Example pattern only. Adjust for your environment before running.
show logging | include STACK|Stack|SWITCH|VERSION|DIAG show logging
- Run supported diagnostics during an approved window
Use platform-supported diagnostic commands for the switch model and IOS XE release. Confirm the exact syntax in Cisco documentation for the target platform before running diagnostics; some diagnostic commands are platform-specific and some tests can be disruptive.
Example pattern only. Adjust for your environment before running.
show diagnostic result switch <switch-number> hw-module switch <switch-number> test online
- Reload only after evidence points to stale discovery state
A reload interrupts traffic. Use it only when cabling, member state, logs, and maintenance approval support a controlled stack reload, and confirm console or out-of-band access before proceeding.
Example pattern only. Adjust for your environment before running.
reload
- Back up configuration before any destructive reset
If a factory reset or stack configuration reset is being considered, take a current backup first and verify restore access.
Example pattern only. Adjust for your environment before running.
copy running-config startup-config copy running-config flash:pre-stack-reset-backup.cfg show startup-config
- Reset configuration only as a last resort
This is destructive. write erase removes configuration and must be used only with a verified backup, console access, restore plan, and approved outage window.
Example pattern only. Adjust for your environment before running.
write erase reload
Validation
- Run `show switch` and confirm all expected members show Ready state and correct active/standby/member roles.
- Run `show switch stack-ports` and confirm the StackWise ring is healthy with expected ports up.

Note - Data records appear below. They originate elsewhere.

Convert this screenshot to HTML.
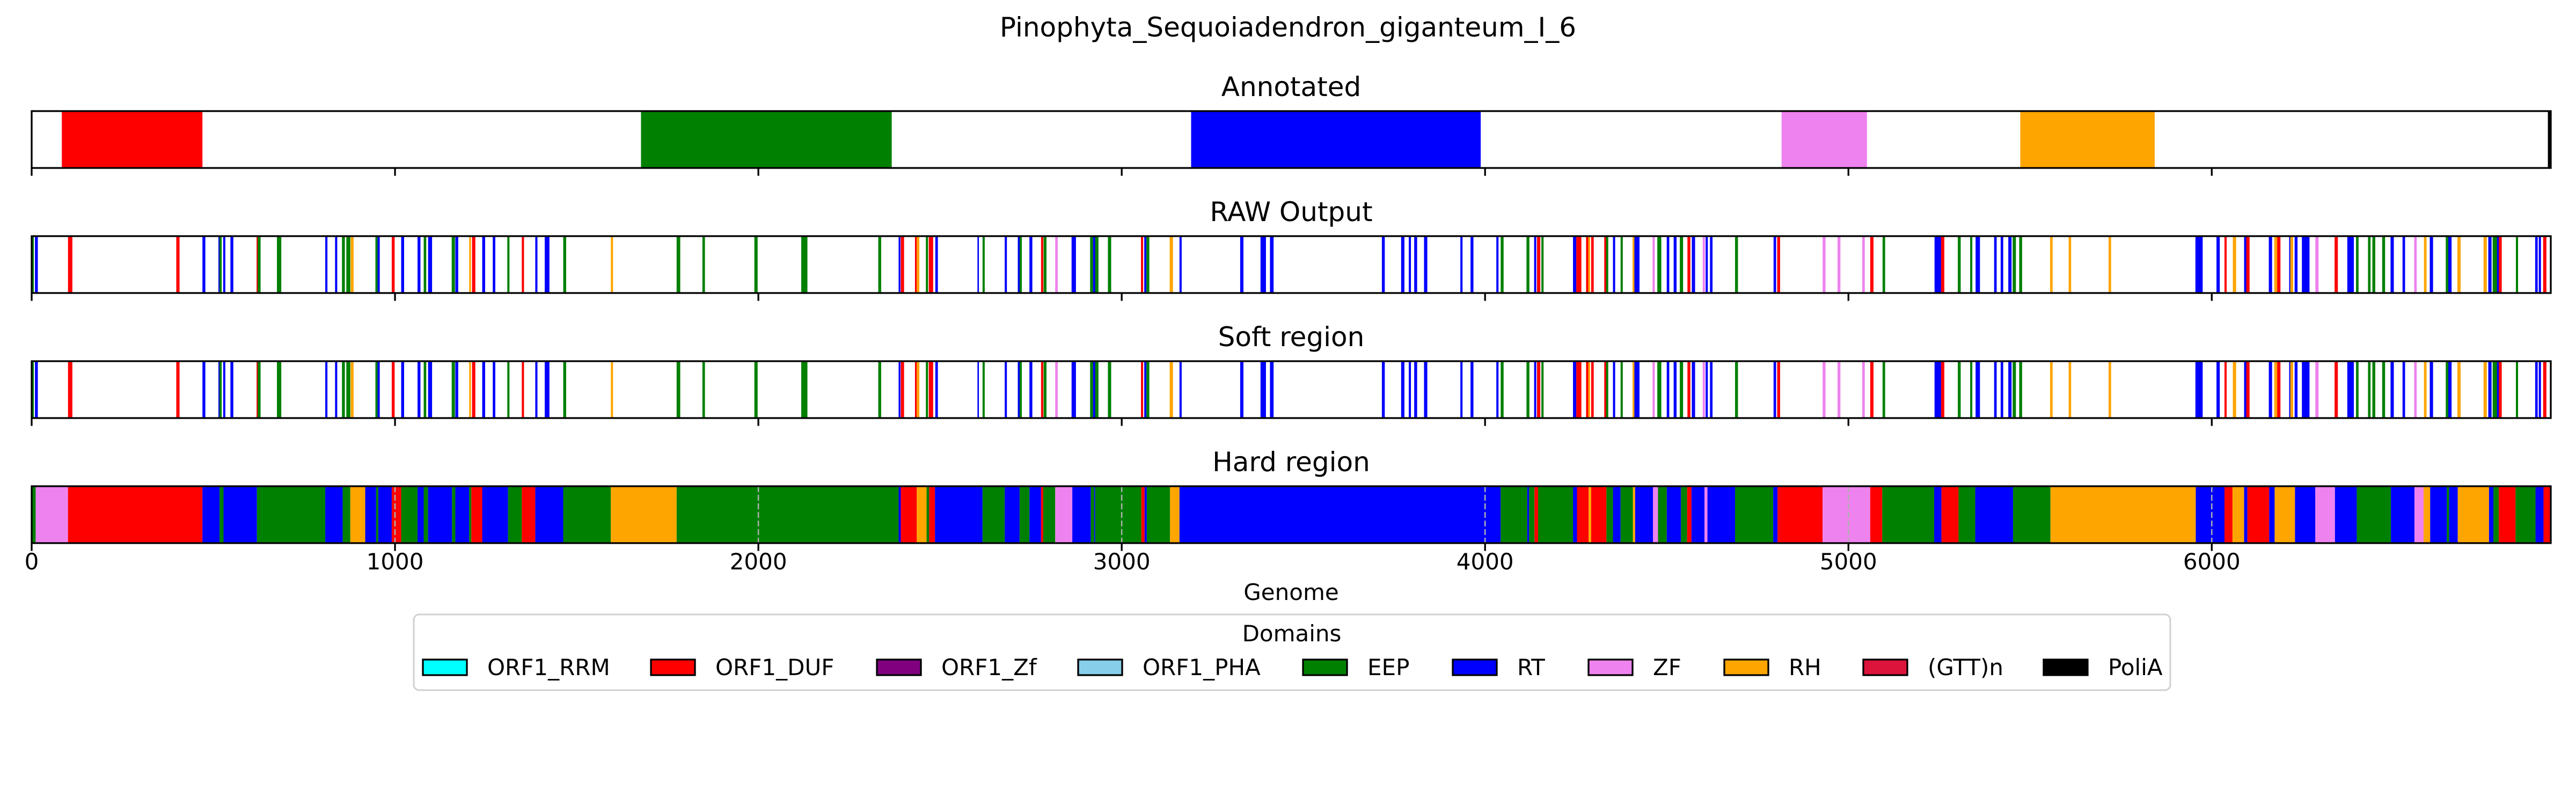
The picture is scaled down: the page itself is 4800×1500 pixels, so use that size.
<!DOCTYPE html>
<html><head><meta charset="utf-8">
<style>
html,body{margin:0;padding:0;background:#fff;}
svg{display:block;font-family:"DejaVu Sans","Liberation Sans",sans-serif;}
</style></head>
<body>
<svg id="chart" width="4800" height="1500" viewBox="0 0 4800 1500" xmlns="http://www.w3.org/2000/svg">
<rect width="4800" height="1500" fill="#fff"/>
<text x="2400" y="68" font-size="50" text-anchor="middle">Pinophyta_Sequoiadendron_giganteum_I_6</text>
<g id="panels"></g>
<text x="2406" y="1118" font-size="42" text-anchor="middle">Genome</text>
<g>
<rect x="771" y="1145" width="3273" height="141" rx="10" fill="#fff" stroke="#d0d0d0" stroke-width="3"/>
<text x="2407" y="1195" font-size="42" text-anchor="middle">Domains</text>
<g id="legend-items"></g>
</g>
</svg>
<script>
const COLORS = {G:'#008000',R:'#ff0000',B:'#0000ff',O:'#ffa500',V:'#ee82ee',K:'#000000'};
const xMax = 6933;
const xTicks = [0,1000,2000,3000,4000,5000,6000];
const panelTitles = ['Annotated','RAW Output','Soft region','Hard region'];

const annotStart = [83,1677,3191,4816,5473,6925];
const annotEnd   = [470,2367,3988,5051,5843,6933];
const annotColor = ['R','G','B','V','O','K'];

const rawStart = [0,9,100,398,470,514,517,527,547,619,622,675,808,835,854,866,878,946,952,991,1017,1062,1079,1091,1096,1156,1166,1204,1212,1240,1269,1309,1349,1386,1412,1463,1594,1775,1846,1989,2118,
2330,2386,2392,2431,2436,2461,2469,2487,2603,2617,2678,2714,2719,2746,2778,2785,2817,2862,2913,2921,2927,2962,3053,3062,3068,3132,3159,3326,3382,3408,3716,3769,3790,3805,3832,3932,3960,4031,4043,4114,4135,4143,4155,4242,4251,4278,4284,4292,4328,4333,4352,4373,4406,4411,4461,4474,4500,4519,4536,4557,4569,4599,4607,4619,
4688,4794,4804,4929,4970,5038,5060,5094,5237,5255,5301,5335,5350,5401,5419,5440,5452,5470,5555,5606,5716,5955,6013,6035,6058,6089,6095,6157,6172,6180,6213,6216,6228,6248,6285,6338,6373,6397,6430,6442,6469,6492,6525,6557,6584,6600,6644,6651,6676,6748,6761,6773,6785,6790,6837,6890,6900,6912];
const rawEnd = [6,17,112,407,478,521,523,533,555,627,630,687,814,841,862,877,886,952,958,999,1025,1070,1086,1098,1102,1165,1174,1209,1221,1248,1276,1315,1355,1392,1425,1471,1600,1785,1853,1998,2135,
2338,2391,2401,2436,2443,2467,2481,2494,2607,2623,2684,2722,2725,2754,2784,2793,2824,2874,2921,2928,2936,2971,3059,3068,3076,3141,3165,3335,3397,3418,3724,3778,3796,3813,3841,3938,3968,4037,4051,4122,4141,4152,4161,4251,4265,4286,4289,4299,4336,4339,4358,4379,4412,4425,4467,4485,4507,4527,4545,4565,4578,4605,4613,4626,
4696,4801,4812,4937,4978,5045,5069,5101,5255,5264,5309,5341,5362,5408,5426,5449,5461,5478,5562,5613,5723,5975,6022,6041,6067,6098,6104,6166,6180,6189,6219,6224,6236,6269,6294,6347,6391,6404,6437,6450,6477,6501,6532,6564,6591,6609,6653,6660,6685,6757,6770,6787,6794,6798,6843,6897,6906,6921];
const rawColor = ['G','B','R','R','B','B','G','B','B','R','G','G','B','B','G','G','O','G','B','R','B','B','G','B','B','G','B','O','R','B','B','G','R','B','B','G','O','G','G','G','G',
'G','B','R','R','O','G','R','B','B','G','B','B','G','B','R','G','V','B','G','B','G','G','R','B','G','O','B','B','B','B','B','B','B','B','B','B','B','B','G','G','B','R','G','B','R','R','O','R','R','G','B','G','O','B','V','G','B','B','G','R','B','V','B','B',
'G','B','R','V','V','V','R','G','B','R','G','G','B','B','B','B','G','G','O','O','O','B','B','R','O','B','R','B','O','R','B','O','B','B','V','R','B','G','G','G','G','B','B','V','O','B','G','B','O','O','B','G','B','R','G','B','B','R'];

const hardStart = [0,11,100,470,517,528,620,808,856,877,918,948,954,991,1017,1062,1079,1091,1157,1166,1204,1210,1240,1311,1349,1386,1463,1594,1775,2386,2392,2436,2463,2470,2486,2617,2678,2719,2746,2778,2784,2817,2864,2915,2924,2927,3054,3063,3069,3133,3159,4043,4116,4121,4136,4146,4242,4253,4285,4292,4334,4352,4373,4407,4413,4462,4476,4500,4539,4556,4568,4604,4612,4688,4793,4805,4929,5060,5093,5236,5256,5303,5349,5453,5556,5956,6035,6057,6089,6098,6158,6173,6229,6285,6339,6399,6493,6558,6583,6601,6647,6653,6677,6763,6775,6790,6836,6891,6913];
const hardColor = ['G','V','R','B','G','B','G','B','G','O','B','G','B','R','G','B','G','B','G','B','G','R','B','G','R','B','G','O','G','B','R','O','G','R','B','G','B','G','B','R','G','V','B','G','B','G','R','B','G','O','B','G','B','G','R','G','B','R','O','R','G','B','G','O','B','V','G','B','G','R','B','V','B','G','B','R','V','R','G','B','R','G','B','G','O','B','R','O','B','R','B','O','B','V','B','G','B','V','O','B','G','B','O','B','G','R','G','B','R'];

const legendLabels = ['ORF1_RRM','ORF1_DUF','ORF1_Zf','ORF1_PHA','EEP','RT','ZF','RH','(GTT)n','PoliA'];
const legendColors = ['#00ffff','#ff0000','#800080','#87ceeb','#008000','#0000ff','#ee82ee','#ffa500','#dc143c','#000000'];

const NS='http://www.w3.org/2000/svg';
const X0=59, X1=4753;
const xs = v => X0 + (v/xMax)*(X1-X0);
const panelTop = [207,440,673,906];
const PH = 106;
function mk(tag, attrs, parent){const e=document.createElementNS(NS,tag);for(const k in attrs)e.setAttribute(k,attrs[k]);parent.appendChild(e);return e;}
const root=document.getElementById('panels');

panelTitles.forEach((t,pi)=>{
  const top=panelTop[pi];
  const g=mk('g',{},root);
  
  
  const tt=mk('text',{x:2406,y:top-28,'font-size':50,'text-anchor':'middle'},g);
  tt.textContent=t;
  
  
  const addBar=(s,e,c,name)=>{
    const r=mk('rect',{x:xs(s),y:top,width:Math.max(1.5,xs(e)-xs(s)),height:PH,fill:COLORS[c]},g);
    
    
  };
  if(pi===0){annotStart.forEach((s,i)=>addBar(s,annotEnd[i],annotColor[i],'annotated-domain'));}
  else if(pi===1||pi===2){rawStart.forEach((s,i)=>addBar(s,rawEnd[i],rawColor[i],'domain-hit'));}
  else {
    hardStart.forEach((s,i)=>addBar(s,i+1<hardStart.length?hardStart[i+1]:xMax,hardColor[i],'hard-segment'));
    xTicks.forEach(v=>{ if(v>0){
      const l=mk('line',{x1:xs(v),x2:xs(v),y1:top,y2:top+PH,stroke:'#b0b0b0','stroke-width':2.5,'stroke-dasharray':'11 5'},g);
      
      
    }});
  }
  const fr=mk('rect',{x:X0,y:top,width:X1-X0,height:PH,fill:'none',stroke:'#000','stroke-width':3.3},g);
  
  
  xTicks.forEach(v=>{
    const tk=mk('line',{x1:xs(v),x2:xs(v),y1:top+PH,y2:top+PH+14.6,stroke:'#000','stroke-width':3.3},g);
    
    
    if(pi===3){
      const lb=mk('text',{x:xs(v),y:1061,'font-size':42,'text-anchor':'middle'},g);
      lb.textContent=String(v);
      
      
    }
  });
});

const lx=[788,1213,1634,2009,2428,2707,2960,3213,3472,3808];
const lg=document.getElementById('legend-items');
legendLabels.forEach((lab,i)=>{
  const g=mk('g',{},lg);
  
  
  const r=mk('rect',{x:lx[i],y:1229,width:82,height:29,fill:legendColors[i],stroke:'#000','stroke-width':3.3},g);
  
  
  const t=mk('text',{x:lx[i]+120,y:1258,'font-size':42},g);
  t.textContent=lab;
  
  
});
</script>
</body></html>
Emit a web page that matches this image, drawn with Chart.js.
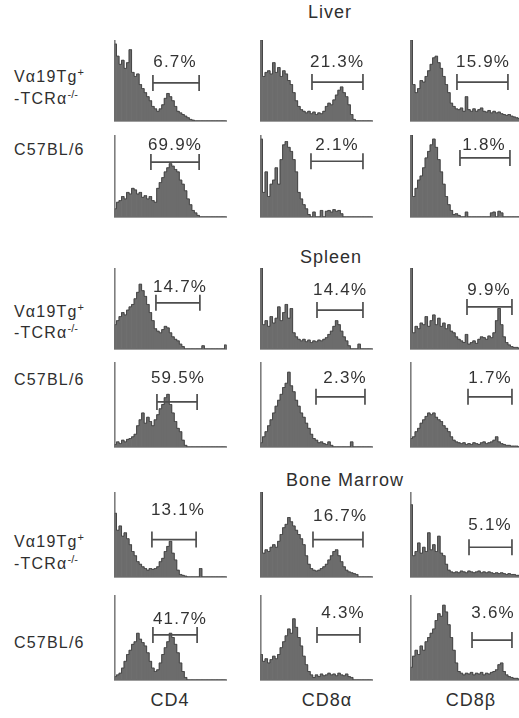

- Review logs after the fix and confirm discovery, version mismatch, or stack port errors do not continue.
- Confirm downstream links and VLAN trunks are passing traffic after any reload or member recovery.
Logs to Check
- Cisco IOS XE `show logging` output around member join/discovery time.
- StackWise port and member state output from `show switch` and `show switch stack-ports`.
- Hardware diagnostic output from `show diagnostic result switch <n>`.
Rollback and Escalation
- Restore the pre-change running configuration if reset or reconfiguration creates service impact.
- Replace a failed stack cable or isolate a failed member if diagnostics point to hardware.
- Rollback IOS XE only through the organization's standard image management process.
Escalate When
- Escalate before running `write erase` or any factory reset command.
- Escalate when stack cabling looks healthy but member diagnostics fail.
- Escalate when a production reload would affect redundant paths, access switching, or uplinks without a maintenance window.
Edge Cases
- A stack can limp with an open ring but become fragile; fix the physical StackWise ring instead of treating it as only a discovery issue.
- A provisioned-but-missing member may be expected after hardware replacement unless member numbering is cleaned up intentionally.
- Mixed IOS XE versions can keep a member from joining cleanly even when cabling is correct.
Notes from the Field
- A real first check is often physical: StackWise cable seating, port LEDs, and whether the ring is open. The CLI confirms what the rack is already trying to tell you.
- Treat `write erase` as a recovery operation, not normal troubleshooting. A stack reset without a config backup turns a discovery issue into an outage.